Another Re: Marisol’s Odds Go Down
Andrew notes that marrying the future mother of his child would have put Mynor Montufar on the path to citizenship. The various considerations that go into figuring out why that was a road not taken highlight the fact that, while not all decisions follow rational thought processes, incentive structures still apply broadly.
As Andrew describes in the comments to his post, the process of becoming a citizen based on a spouse’s status does require a number of forms and a $1,000+ in fees. An illegal immigrant would also not likely wish to enter into the system (although this one was willing to have his mug published in the state’s major newspaper). Getting caught isn’t the only disincentive, however. Although I don’t know whether it applies in this case, adding a father’s (or a husband’s) income to the household total might decrease government benefits, and in Rhode Island, children (i.e., their parents) continue receiving support even when it has expired for the adults.
Illegal immigration and poverty advocates look at this set of incentives and see harmfulness in the restrictions. The fees and forms (and risk of getting caught) provide disincentive to get married, as do the decreases in public support. To them, illegal immigrants ought to be able to live openly, applying for licenses and benefits as if they were citizens, and recipients of government money ought to be able to collect up to higher boundaries. To the contrary, such an approach only makes the incentive structure more perverse: Immigrants have no reason to pursue citizenship, and many to avoid it, and women have incentive to produce even more children whom they lack the resources to support.
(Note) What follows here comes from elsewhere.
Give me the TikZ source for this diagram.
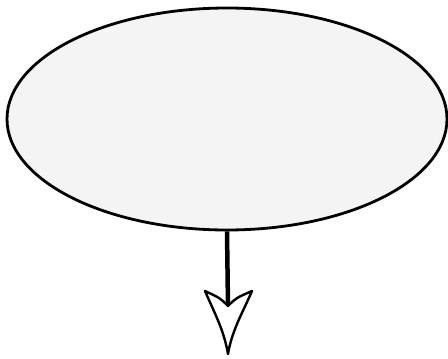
\documentclass[tikz,border=0pt]{standalone}
\usetikzlibrary{shapes.geometric}
\definecolor{speck}{gray}{0.955}
\tikzset{
  blob/.style={ellipse, draw=black, line width=2.8pt, fill=speck, minimum width=440pt, minimum height=222pt, inner sep=0pt},
  shaft/.style={line width=4.5pt, line cap=butt},
  headline/.style={draw=black, line width=2.4pt, fill=white, line join=round}
}
\begin{document}
\begin{tikzpicture}[x=1pt,y=-1pt]
\useasboundingbox (0,0) rectangle (448,359);
\node[blob] (e) at (227,119) {};
\coordinate (notch) at (228,306);
\coordinate (lw) at (205,291);
\coordinate (rw) at (252,291);
\coordinate (tip) at (228,354);
\draw[shaft] (e.south) -- (notch);
\path[headline] (notch) .. controls (220,298) .. (lw)
  .. controls (214,312) and (224,330) .. (tip)
  .. controls (232,330) and (243,312) .. (rw)
  .. controls (236,298) .. (notch) -- cycle;
\end{tikzpicture}
\end{document}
The villain in the scenario is ultimately the act of immigrating illegally. Its co-conspirator is destigmatization of living on the public dole. A third culprit, easily forgotten after its victory, is destigmatization of out-of-wedlock procreation.
Again, I’ve no information about the government support of the specific family in question, but it oughtn’t be a matter of contention to suggest that the subculture affects their decisions regardless. In that context, the names of young Marisol’s closest relatives convey discouraging information:
- Father: Mynor Montufar
- Mother: Carmen Marrero
- Maternal grandmother: Lilliam Muniz
A shared name does not a family make, of course, but I don’t think it’s mere knee-jerk traditionalism to suggest that it is not entirely devoid of importance and that it often comes in conjunction with other qualities for which society ought to provide incentive, sometimes in the form of disincentive for alternatives.